___ EXTRACTED RECORDS
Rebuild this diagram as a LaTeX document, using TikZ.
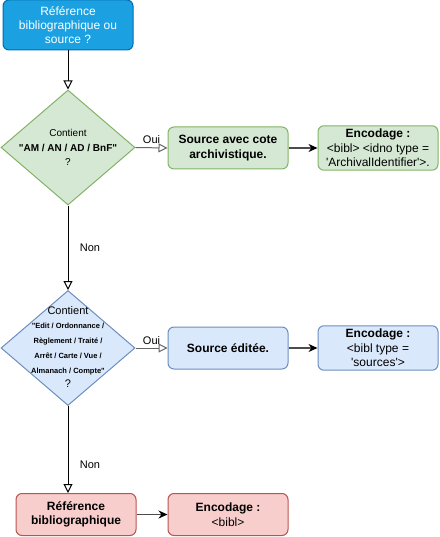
\documentclass[tikz,border=0pt]{standalone}
\usepackage{fontspec}
\setmainfont{Liberation Sans}
\usetikzlibrary{arrows.meta,shapes.geometric,positioning}
\definecolor{bleufort}{HTML}{1BA1E2}
\definecolor{bleufortbord}{HTML}{006EAF}
\definecolor{vertfond}{HTML}{D5E8D4}
\definecolor{vertbord}{HTML}{82B366}
\definecolor{bleufond}{HTML}{DAE8FC}
\definecolor{bleubord}{HTML}{6C8EBF}
\definecolor{rougefond}{HTML}{F8CECC}
\definecolor{rougebord}{HTML}{B85450}
\begin{document}
\begin{tikzpicture}[x=1pt,y=-1pt,node distance=150pt,line width=1pt]
      \tikzstyle{box}=[rectangle,draw,rounded corners=6pt,minimum width=120pt,minimum height=42pt,align=center,font=\fontsize{12}{14.5}\selectfont]
      \tikzstyle{test}=[diamond,draw,minimum width=134pt,minimum height=115pt,inner sep=0pt]
      \tikzstyle{openarrow}=[-{Triangle[open,length=9pt,width=9pt]}]
      \tikzstyle{fullarrow}=[-{Stealth[length=9pt,width=8pt,color=black]},draw=black!70,line width=1.5pt]
      \tikzstyle{lbl}=[font=\fontsize{11}{13}\selectfont]
      \useasboundingbox (0,0) rectangle (439,537);
      \node[box,fill=bleufort,draw=bleufortbord,text=white,minimum width=130pt,minimum height=50pt,font=\fontsize{12}{14}\selectfont](question) at (68,25){Référence\\bibliographique ou\\source ?};
      \node[test,fill=vertfond,draw=vertbord](test-am) at (68,147.5){};
      \node[align=center,font=\fontsize{10}{14.5}\selectfont](test-am-txt) at (test-am){Contient\\\textbf{\textquotedbl AM / AN / AD / BnF\textquotedbl}\\?};
      \node[box,fill=vertfond,draw=vertbord,font=\bfseries\fontsize{12}{14.5}\selectfont](src-cote) at (228,148){Source avec cote\\archivistique.};
      \node[box,fill=vertfond,draw=vertbord,right of=src-cote](enc-cote){\textbf{Encodage :}\\<bibl> <idno type =\\\textquotesingle ArchivalIdentifier\textquotesingle>.};
      \node[test,fill=bleufond,draw=bleubord](test-ed) at (68,348){};
      \node[align=center,font=\bfseries\fontsize{7.5}{14.7}\selectfont](test-ed-txt) at (68,347){{\mdseries\fontsize{11}{14.7}\selectfont Contient}\\\textquotedbl Edit / Ordonnance /\\Règlement / Traité /\\Arrêt / Carte / Vue /\\Almanach / Compte\textquotedbl\\{\mdseries\fontsize{11}{13}\selectfont ?}};
      \node[box,fill=bleufond,draw=bleubord,font=\bfseries\fontsize{12}{14.5}\selectfont](src-ed) at (228,348){Source éditée.};
      \node[box,fill=bleufond,draw=bleubord,right of=src-ed](enc-ed){\textbf{Encodage :}\\<bibl type =\\\textquotesingle sources\textquotesingle>};
      \node[box,fill=rougefond,draw=rougebord,font=\bfseries\fontsize{12}{14.5}\selectfont](ref-bib) at (76,514.5){Référence\\bibliographique};
      \node[box,fill=rougefond,draw=rougebord](enc-bib) at (228,514.5){\textbf{Encodage :}\\<bibl>};
      \draw[openarrow](question.south)--(test-am.north);
      \draw[openarrow,draw=black!60](test-am.east)--(src-cote.west) node[lbl,midway,above,text=black]{Oui};
      \draw[fullarrow](src-cote.east)--(enc-cote.west);
      \draw[openarrow](test-am.south)--(test-ed.north) node[lbl,midway,right=8pt]{Non};
      \draw[openarrow,draw=black!60](test-ed.east)--(src-ed.west) node[lbl,midway,above,text=black]{Oui};
      \draw[fullarrow](src-ed.east)--(enc-ed.west);
      \draw[openarrow](test-ed.south)--(test-ed.south|-ref-bib.north) node[lbl,pos=0.68,right=8pt]{Non};
      \draw[fullarrow](ref-bib.east)--(enc-bib.west);
    \end{tikzpicture}
\end{document}
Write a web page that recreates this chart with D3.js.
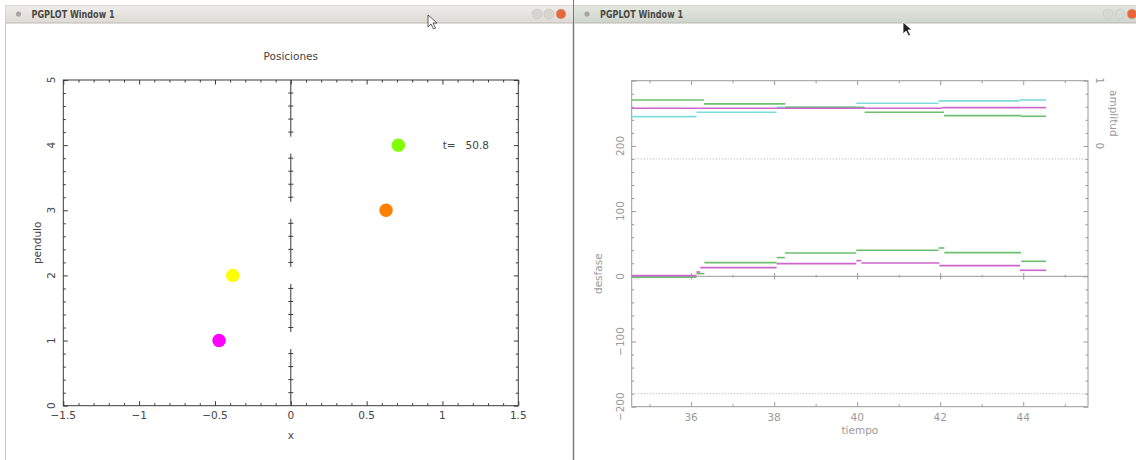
<!DOCTYPE html>
<html>
<head>
<meta charset="utf-8">
<script src="https://cdn.jsdelivr.net/npm/d3@7"></script>
<style>
  body { margin: 0; background: #fff; }
  text { font-family: "DejaVu Sans", sans-serif; }
</style>
</head>
<body>
<svg id="fig" width="1136" height="460"></svg>
<script>
// ---------- datos: ventana de posiciones ----------
const pendulos = [1, 2, 3, 4];
const posicionX = [-0.473, -0.383, 0.628, 0.709];
const coloresPendulo = ["#ff00ff", "#ffff00", "#ff8000", "#80ff00"];
const tiempoActual = 50.8;
const ticksX = [-1.5, -1, -0.5, 0, 0.5, 1, 1.5];
const ticksY = [0, 1, 2, 3, 4, 5];

// ---------- datos: ventana de desfase / amplitud ----------
// cada serie: limites de los tramos (tiempo) y valor del tramo
const tAmpVerde = [34.5, 36.31, 38.27, 40.18, 42.09, 43.95, 44.55];
const ampVerde  = [0.705, 0.644, 0.592, 0.515, 0.465, 0.454];
const tAmpCian  = [34.5, 36.13, 38.06, 39.98, 41.96, 43.91, 44.55];
const ampCian   = [0.449, 0.515, 0.592, 0.653, 0.690, 0.705];
const tAmpMagenta = [34.5, 36.2, 38.15, 40.1, 42.05, 43.95, 44.55];
const ampMagenta  = [0.577, 0.577, 0.577, 0.577, 0.587, 0.587];

const tDesVerde = [34.5, 36.13, 36.32, 38.06, 38.26, 39.98, 41.96, 42.1, 43.95, 44.55];
const desVerde  = [-1.3, 4.1, 21, 28.7, 35.8, 39.9, 43.4, 36.3, 23];
const tDesMagenta = [34.5, 36.13, 36.22, 38.06, 39.98, 40.1, 41.98, 43.92, 44.55];
const desMagenta  = [1.0, 6.6, 13.3, 19.5, 24, 20.4, 16.4, 9.2];

const ticksTiempo = [36, 38, 40, 42, 44];
const ticksDesfase = [-200, -100, 0, 100, 200];
const ticksAmplitud = [0, 1];
const lineasDotted = [-180, 180];

const verde = "#6cbf6c", magenta = "#cc66cc", cian = "#7ddcdc";

const svg = d3.select("#fig");
const menos = v => String(v).replace("-", "\u2212");

// ---------- ventanas ----------
function ventana(x0, x1, barra1, barra2) {
  let g = svg.append("g");
  let id = "grad" + x0;
  let grad = svg.append("defs").append("linearGradient")
      .attr("id", id).attr("x1", 0).attr("y1", 0).attr("x2", 0).attr("y2", 1);
  grad.append("stop").attr("offset", 0).attr("stop-color", barra1);
  grad.append("stop").attr("offset", 1).attr("stop-color", barra2);
  g.append("rect").attr("x", x0).attr("y", 5.5).attr("width", x1 - x0).attr("height", 460)
      .attr("fill", "#fff").attr("stroke", "#c9c6c2");
  g.append("rect").attr("x", x0).attr("y", 5.5).attr("width", x1 - x0).attr("height", 17.5)
      .attr("fill", "url(#" + id + ")");
  g.append("line").attr("x1", x0).attr("x2", x1).attr("y1", 23).attr("y2", 23)
      .attr("stroke", "#bdb9b3");
  g.append("circle").attr("cx", x0 + 13).attr("cy", 14).attr("r", 2.6).attr("fill", "#a9a6a2");
  g.append("text").attr("x", x0 + 26).attr("y", 18)
      .attr("font-size", 11).attr("font-weight", "bold").attr("fill", "#4a4844")
      .attr("textLength", 83).attr("lengthAdjust", "spacingAndGlyphs")
      .text("PGPLOT Window 1");
  return g;
}

let v1 = ventana(5.5, 573, "#eeece9", "#dedbd6");
let v2 = ventana(574, 1140, "#e2e6df", "#cfd5cc");
[[537, "#d8d5d0"], [549, "#d8d5d0"], [561, "#e8673a"]].forEach(b => {
  v1.append("circle").attr("cx", b[0]).attr("cy", 14).attr("r", 5).attr("fill", b[1])
    .attr("stroke", "#c7c3bd").attr("stroke-width", 0.6);
});
[[1108, "#d6dad3"], [1120, "#d6dad3"], [1132, "#e8673a"]].forEach(b => {
  v2.append("circle").attr("cx", b[0]).attr("cy", 14).attr("r", 5).attr("fill", b[1])
    .attr("stroke", "#c2c8bf").attr("stroke-width", 0.6);
});
svg.append("line").attr("x1", 573.5).attr("x2", 573.5).attr("y1", 0).attr("y2", 460)
    .attr("stroke", "#777");

// punteros del raton
function puntero(x, y, relleno) {
  svg.append("path")
    .attr("d", `M${x},${y} l0,12 l3,-3 l2.5,5 l2,-1 l-2.5,-5 l4,0 z`)
    .attr("fill", relleno).attr("stroke", relleno == "#fff" ? "#333" : "#fff").attr("stroke-width", 0.8);
}
puntero(428, 15, "#fff");
puntero(903, 22, "#222");

// ---------- grafico izquierdo: Posiciones ----------
const negro = "#3a3a3a";
let xP = d3.scaleLinear().domain([-1.5, 1.5]).range([63.3, 518.3]);
let yP = d3.scaleLinear().domain([0, 5]).range([405.7, 80]);
let izq = svg.append("g").attr("font-size", 10.5).attr("fill", "#444");

function marcas(g, eje, valores, largo, color) {
  g.call(eje.tickValues(valores).tickSize(largo).tickFormat(""));
  g.select(".domain").remove();
  g.selectAll("line").attr("stroke", color);
}
const menoresX = d3.range(-15, 16).filter(i => i % 5 != 0).map(i => i / 10);
const menoresY = d3.range(0, 26).filter(i => i % 5 != 0).map(i => i / 5);

marcas(izq.append("g").attr("transform", `translate(0,${yP(0)})`), d3.axisBottom(xP), ticksX, -4.5, negro);
marcas(izq.append("g").attr("transform", `translate(0,${yP(0)})`), d3.axisBottom(xP), menoresX, -2.5, negro);
marcas(izq.append("g").attr("transform", `translate(0,${yP(5)})`), d3.axisTop(xP), ticksX, -4.5, negro);
marcas(izq.append("g").attr("transform", `translate(0,${yP(5)})`), d3.axisTop(xP), menoresX, -2.5, negro);
marcas(izq.append("g").attr("transform", `translate(${xP(-1.5)},0)`), d3.axisLeft(yP), ticksY, -4.5, negro);
marcas(izq.append("g").attr("transform", `translate(${xP(-1.5)},0)`), d3.axisLeft(yP), menoresY, -2.5, negro);
marcas(izq.append("g").attr("transform", `translate(${xP(1.5)},0)`), d3.axisRight(yP), ticksY, -4.5, negro);
marcas(izq.append("g").attr("transform", `translate(${xP(1.5)},0)`), d3.axisRight(yP), menoresY, -2.5, negro);

izq.append("rect").attr("x", xP(-1.5)).attr("y", yP(5))
   .attr("width", xP(1.5) - xP(-1.5)).attr("height", yP(0) - yP(5))
   .attr("fill", "none").attr("stroke", negro);

izq.selectAll(".lx").data(ticksX).enter().append("text")
   .attr("x", d => xP(d)).attr("y", yP(0) + 13).attr("text-anchor", "middle")
   .text(menos);
izq.selectAll(".ly").data(ticksY).enter().append("text")
   .attr("transform", d => `translate(${xP(-1.5) - 8},${yP(d)}) rotate(-90)`)
   .attr("text-anchor", "middle").text(d => d);

// eje vertical de los pendulos en x = 0, con huecos en cada entero
let cuerda = izq.append("g").attr("stroke", negro);
ticksY.slice(0, -1).forEach(k => {
  let a = k == 0 ? k : k + 0.13, b = k == 4 ? k + 1 : k + 0.87;
  cuerda.append("line").attr("x1", xP(0)).attr("x2", xP(0)).attr("y1", yP(a)).attr("y2", yP(b));
  [0.2, 0.4, 0.6, 0.8].forEach(f => {
    cuerda.append("line").attr("x1", xP(0) - 2.5).attr("x2", xP(0) + 2.5)
      .attr("y1", yP(k + f)).attr("y2", yP(k + f));
  });
});

izq.selectAll("circle.pend").data(pendulos).enter().append("circle")
   .attr("class", "pend")
   .attr("cx", (d, i) => xP(posicionX[i])).attr("cy", d => yP(d))
   .attr("r", 6.7).attr("fill", (d, i) => coloresPendulo[i]);

izq.append("text").attr("x", 442.7).attr("y", yP(4) + 4).style("white-space", "pre")
   .text("t=   " + tiempoActual.toFixed(1));
izq.append("text").attr("x", xP(0)).attr("y", 60).attr("text-anchor", "middle").text("Posiciones");
izq.append("text").attr("x", xP(0)).attr("y", 439).attr("text-anchor", "middle").text("x");
izq.append("text").attr("transform", `translate(41,${yP(2.5)}) rotate(-90)`)
   .attr("text-anchor", "middle").text("pendulo");

// ---------- grafico derecho: desfase y amplitud ----------
const gris = "#9a9a9a";
let xT = d3.scaleLinear().domain([34.57, 45.56]).range([631.7, 1088]);
let yD = d3.scaleLinear().domain([-200, 300]).range([406.7, 80.7]);
let yA = d3.scaleLinear().domain([-4, 1]).range([406.7, 80.7]);
let der = svg.append("g").attr("font-size", 10.5).attr("fill", gris);

const menoresT = d3.range(35, 46, 2);
const menoresD = d3.range(-200, 301, 20).filter(v => v % 100 != 0);
const mayoresA = d3.range(-4, 2, 1);
const menoresA = d3.range(-20, 6).filter(i => i % 5 != 0).map(i => i / 5);

marcas(der.append("g").attr("transform", `translate(0,${yD(-200)})`), d3.axisBottom(xT), ticksTiempo, -4.5, gris);
marcas(der.append("g").attr("transform", `translate(0,${yD(-200)})`), d3.axisBottom(xT), menoresT, -2.5, gris);
marcas(der.append("g").attr("transform", `translate(0,${yD(300)})`), d3.axisTop(xT), ticksTiempo, -4.5, gris);
marcas(der.append("g").attr("transform", `translate(0,${yD(300)})`), d3.axisTop(xT), menoresT, -2.5, gris);
marcas(der.append("g").attr("transform", `translate(${xT.range()[0]},0)`), d3.axisLeft(yD), [-200, -100, 0, 100, 200, 300], -4.5, gris);
marcas(der.append("g").attr("transform", `translate(${xT.range()[0]},0)`), d3.axisLeft(yD), menoresD, -2.5, gris);
marcas(der.append("g").attr("transform", `translate(${xT.range()[1]},0)`), d3.axisRight(yA), mayoresA, -4.5, gris);
marcas(der.append("g").attr("transform", `translate(${xT.range()[1]},0)`), d3.axisRight(yA), menoresA, -2.5, gris);
// eje en desfase = 0 con marcas cruzadas
marcas(der.append("g").attr("transform", `translate(0,${yD(0) + 3.3})`), d3.axisBottom(xT), ticksTiempo, -6.6, gris);
marcas(der.append("g").attr("transform", `translate(0,${yD(0) + 1.3})`), d3.axisBottom(xT), menoresT, -2.6, gris);
der.append("line").attr("x1", xT.range()[0]).attr("x2", xT.range()[1])
   .attr("y1", yD(0)).attr("y2", yD(0)).attr("stroke", gris);

der.append("rect").attr("x", xT.range()[0]).attr("y", yD(300))
   .attr("width", xT.range()[1] - xT.range()[0]).attr("height", yD(-200) - yD(300))
   .attr("fill", "none").attr("stroke", gris);

der.selectAll("line.dot").data(lineasDotted).enter().append("line")
   .attr("class", "dot")
   .attr("x1", xT.range()[0]).attr("x2", xT.range()[1])
   .attr("y1", d => yD(d)).attr("y2", d => yD(d))
   .attr("stroke", "#aaa").attr("stroke-dasharray", "1,2");

// tramos horizontales de cada serie
function tramos(tiempos, valores, escala, color) {
  let datos = valores.map((v, i) => ({ t0: Math.max(tiempos[i], xT.domain()[0]), t1: tiempos[i + 1], v: v }));
  der.append("g").selectAll("line").data(datos).enter().append("line")
     .attr("x1", d => xT(d.t0)).attr("x2", d => xT(d.t1))
     .attr("y1", d => escala(d.v)).attr("y2", d => escala(d.v))
     .attr("stroke", color).attr("stroke-width", 1.6);
}
tramos(tAmpCian, ampCian, yA, cian);
tramos(tAmpVerde, ampVerde, yA, verde);
tramos(tAmpMagenta, ampMagenta, yA, magenta);
tramos(tDesVerde, desVerde, yD, verde);
tramos(tDesMagenta, desMagenta, yD, magenta);

der.selectAll(".lt").data(ticksTiempo).enter().append("text")
   .attr("x", d => xT(d)).attr("y", yD(-200) + 14).attr("text-anchor", "middle").text(d => d);
der.selectAll(".ld").data(ticksDesfase).enter().append("text")
   .attr("transform", d => `translate(${xT.range()[0] - 8},${yD(d)}) rotate(-90)`)
   .attr("text-anchor", "middle").text(menos);
der.selectAll(".la").data(ticksAmplitud).enter().append("text")
   .attr("transform", d => `translate(${xT.range()[1] + 8},${yA(d)}) rotate(90)`)
   .attr("text-anchor", "middle").text(d => d);
der.append("text").attr("x", (xT.range()[0] + xT.range()[1]) / 2).attr("y", 434)
   .attr("text-anchor", "middle").text("tiempo");
der.append("text").attr("transform", `translate(602,${yD(4)}) rotate(-90)`)
   .attr("text-anchor", "middle").text("desfase");
der.append("text").attr("transform", `translate(1110,${yA(0.5)}) rotate(90)`)
   .attr("text-anchor", "middle").text("amplitud");
</script>
</body>
</html>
______
### SHORT TASK
Within the listing above, extract exactly the lines that run from the one containing "Write a web" through the one containing "20.4, 16.4, 9.2];", excluding any pictures.

### RESPONSE TO THIS EXERCISE
Write a web page that recreates this chart with D3.js.
<!DOCTYPE html>
<html>
<head>
<meta charset="utf-8">
<script src="https://cdn.jsdelivr.net/npm/d3@7"></script>
<style>
  body { margin: 0; background: #fff; }
  text { font-family: "DejaVu Sans", sans-serif; }
</style>
</head>
<body>
<svg id="fig" width="1136" height="460"></svg>
<script>
// ---------- datos: ventana de posiciones ----------
const pendulos = [1, 2, 3, 4];
const posicionX = [-0.473, -0.383, 0.628, 0.709];
const coloresPendulo = ["#ff00ff", "#ffff00", "#ff8000", "#80ff00"];
const tiempoActual = 50.8;
const ticksX = [-1.5, -1, -0.5, 0, 0.5, 1, 1.5];
const ticksY = [0, 1, 2, 3, 4, 5];

// ---------- datos: ventana de desfase / amplitud ----------
// cada serie: limites de los tramos (tiempo) y valor del tramo
const tAmpVerde = [34.5, 36.31, 38.27, 40.18, 42.09, 43.95, 44.55];
const ampVerde  = [0.705, 0.644, 0.592, 0.515, 0.465, 0.454];
const tAmpCian  = [34.5, 36.13, 38.06, 39.98, 41.96, 43.91, 44.55];
const ampCian   = [0.449, 0.515, 0.592, 0.653, 0.690, 0.705];
const tAmpMagenta = [34.5, 36.2, 38.15, 40.1, 42.05, 43.95, 44.55];
const ampMagenta  = [0.577, 0.577, 0.577, 0.577, 0.587, 0.587];

const tDesVerde = [34.5, 36.13, 36.32, 38.06, 38.26, 39.98, 41.96, 42.1, 43.95, 44.55];
const desVerde  = [-1.3, 4.1, 21, 28.7, 35.8, 39.9, 43.4, 36.3, 23];
const tDesMagenta = [34.5, 36.13, 36.22, 38.06, 39.98, 40.1, 41.98, 43.92, 44.55];
const desMagenta  = [1.0, 6.6, 13.3, 19.5, 24, 20.4, 16.4, 9.2];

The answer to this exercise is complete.